Grateful for the invitation from his friends at the Linoleum company and Pirelli to speak about colour in the house, Ponti wrote: “Everything in the world must be colourful […] Everyone who mostly ‘wears grey’ – the ‘darker’ the more distinguished (the people whom I detest) – is always speaking of ‘tradition’. Yet these poor souls are unaware that tradition has always been the exception (or rather the masterpiece that proves the rule). Tradition has always been health, strength, life and therefore colour, and it has never worn grey trousers, grey jackets or grey overcoats, which are all things that make grey faces, grey spirits and grey lives. True tradition, the kind I adore, the kind safeguarded by innovators, has always been colourful and sanguine.”
According to Ponti, when colouring a house’s interior one must start from the floors. And you had to choose a single, beautiful, strong colour for the whole house, or compose the colours. He explained: “For the first way – which has a beautiful harmonising effect that immediately characterises the house and will impress it in everyone’s memory – do not resort to plain-coloured rubber or linoleum. […] Choose multicoloured and ‘fantastic’ linoleum and rubber – they are also more practical – and cast, for example, a light-blue floor entirely of the same colour throughout the house. Cast a blue lake, with white walls and ceilings, and with Venetian blinds, fabric and yellow wood. Blue and yellow, sky-blue and brown are beautiful ranges. And some hints of cherry red. And paintings by Guidi and Campigli. Cast a red floor throughout the house, a lake of fire, with white walls and ceilings, and curtains coloured red, yellow, or red and yellow, which is another beautiful range. But also (emerald) green tones. And paintings by Sassu and Fiume, and de Chirico’s mannequins (the only ones of value by de Chirico).

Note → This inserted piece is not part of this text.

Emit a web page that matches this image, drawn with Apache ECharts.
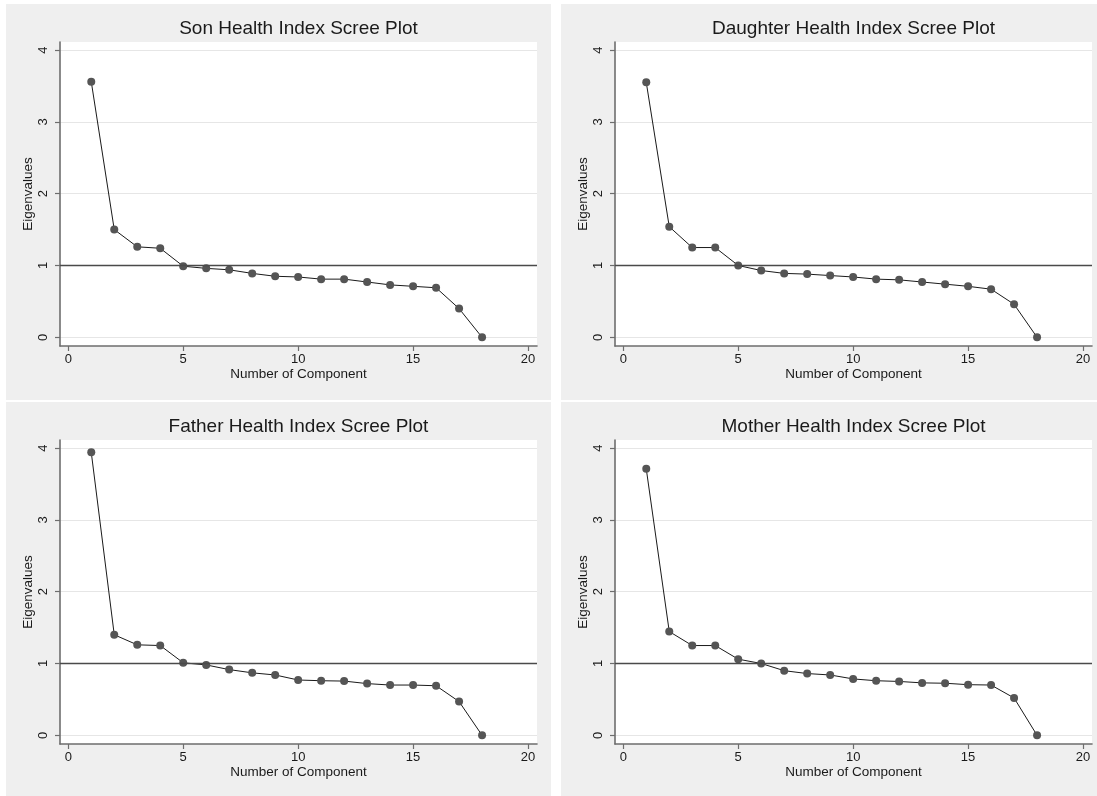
<!DOCTYPE html>
<html>
<head>
<meta charset="utf-8">
<script src="https://cdn.jsdelivr.net/npm/echarts@6/dist/echarts.min.js"></script>
<style>
html,body{margin:0;padding:0;background:#ffffff;}
#chart{width:1097px;height:796px;}
</style>
</head>
<body>
<div id="chart"></div>
<script>
// ---- data ----
var components = [1,2,3,4,5,6,7,8,9,10,11,12,13,14,15,16,17,18];
var titles = ["Son Health Index Scree Plot","Daughter Health Index Scree Plot","Father Health Index Scree Plot","Mother Health Index Scree Plot"];
var sonEigen = [3.56,1.50,1.26,1.24,0.99,0.96,0.94,0.89,0.85,0.84,0.81,0.81,0.77,0.73,0.71,0.69,0.40,0.00];
var daughterEigen = [3.55,1.54,1.25,1.25,1.00,0.93,0.89,0.88,0.86,0.84,0.81,0.80,0.77,0.74,0.71,0.67,0.46,0.00];
var fatherEigen = [3.94,1.40,1.26,1.25,1.01,0.98,0.915,0.87,0.84,0.77,0.76,0.755,0.72,0.70,0.70,0.69,0.47,0.00];
var motherEigen = [3.71,1.445,1.25,1.25,1.06,1.00,0.90,0.86,0.84,0.785,0.76,0.75,0.73,0.725,0.705,0.70,0.52,0.00];
var xTicks = [0,5,10,15,20];
var yTicks = [0,1,2,3,4];
var refLine = 1;
var xName = "Number of Component";
var yName = "Eigenvalues";

var allSeries = [sonEigen, daughterEigen, fatherEigen, motherEigen];

// ---- layout ----
var FONT = "Liberation Sans, Arial, sans-serif";
var grids = [
  {left:60, top:42, width:477, height:304},
  {left:615, top:42, width:477, height:304},
  {left:60, top:440, width:477, height:304},
  {left:615, top:440, width:477, height:304}
];
var panels = [
  {x:6, y:4, w:545, h:396},
  {x:561, y:4, w:536, h:396},
  {x:6, y:402, w:545, h:394},
  {x:561, y:402, w:536, h:394}
];

var option = {
  animation:false,
  backgroundColor:'#ffffff',
  textStyle:{fontFamily:FONT},
  graphic: panels.map(function(p){
    return {type:'rect', shape:{x:p.x,y:p.y,width:p.w,height:p.h}, style:{fill:'#efefef'}, z:-10, silent:true};
  }),
  title: titles.map(function(t,i){
    return {text:t, left:grids[i].left + grids[i].width/2 - 5, top:grids[i].top - 28, textAlign:'center',
      textStyle:{fontFamily:FONT, fontSize:19, fontWeight:'normal', color:'#1a1a1a'}};
  }),
  grid: grids.map(function(g){
    return {left:g.left, top:g.top, width:g.width, height:g.height, show:true, backgroundColor:'#ffffff', borderWidth:0, containLabel:false};
  }),
  xAxis: grids.map(function(g,i){
    return {type:'value', gridIndex:i, min:-0.36, max:20.39,
      name:xName, nameLocation:'middle', nameGap:21, nameMoveOverlap:false,
      nameTextStyle:{fontFamily:FONT, fontSize:13.5, color:'#1a1a1a', verticalAlign:'top'},
      axisLine:{show:true, onZero:false, lineStyle:{color:'#6e6e6e', width:1.6}},
      axisTick:{show:true, length:5, customValues:xTicks, lineStyle:{color:'#6e6e6e', width:1.2}},
      axisLabel:{customValues:xTicks, margin:7, fontFamily:FONT, fontSize:13, color:'#1a1a1a', showMinLabel:true, showMaxLabel:true},
      splitLine:{show:false}
    };
  }),
  yAxis: grids.map(function(g,i){
    return {type:'value', gridIndex:i, min:-0.121, max:4.112,
      name:yName, nameLocation:'middle', nameGap:25, nameMoveOverlap:false,
      nameTextStyle:{fontFamily:FONT, fontSize:13.5, color:'#1a1a1a', verticalAlign:'bottom'},
      axisLine:{show:true, onZero:false, lineStyle:{color:'#6e6e6e', width:1.6}},
      axisTick:{show:true, length:5, customValues:yTicks, lineStyle:{color:'#6e6e6e', width:1.2}},
      axisLabel:{customValues:yTicks, rotate:90, margin:10, fontFamily:FONT, fontSize:13, color:'#1a1a1a'},
      splitLine:{show:true, customValues:yTicks, lineStyle:{color:'#e6e6e6', width:1.2}}
    };
  }),
  series: allSeries.map(function(vals,i){
    return {type:'line', xAxisIndex:i, yAxisIndex:i,
      data: components.map(function(c,k){ return [c, vals[k]]; }),
      symbol:'circle', symbolSize:8,
      itemStyle:{color:'#555555'},
      lineStyle:{color:'#1a1a1a', width:1},
      markLine:{silent:true, symbol:['none','none'], label:{show:false},
        lineStyle:{color:'#4a4a4a', width:1.4, type:'solid'},
        data:[{yAxis:refLine}]},
      z:3
    };
  })
};

var chart = echarts.init(document.getElementById('chart'), null, {renderer:'canvas'});
chart.setOption(option);
</script>
</body>
</html>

Cast a yellow floor throughout the house, a golden ground, with white walls and ceilings, and yellow and brown curtains in a radiant range. And dark-green and dark-blue tones. […] Never have orange floors. Orange is a colour for people who are no good with colours. […] With these bright floors, the furniture will be white or in light-coloured wood (ash and maple), and never a coloured ceiling. Dark ceilings – dark blue, ultramarine or coffee – or light ceilings – golden yellow, bright green and red – require white or light-grey floors. This is the overturned intonation. Never have a coloured floor and a coloured ceiling: the rooms will be squashed by the two colours above and below. […]”
For the architect, these were not practical suggestions for a self-made design. True artists could manage on their own. But for all the others, he would see to making “beautiful things”.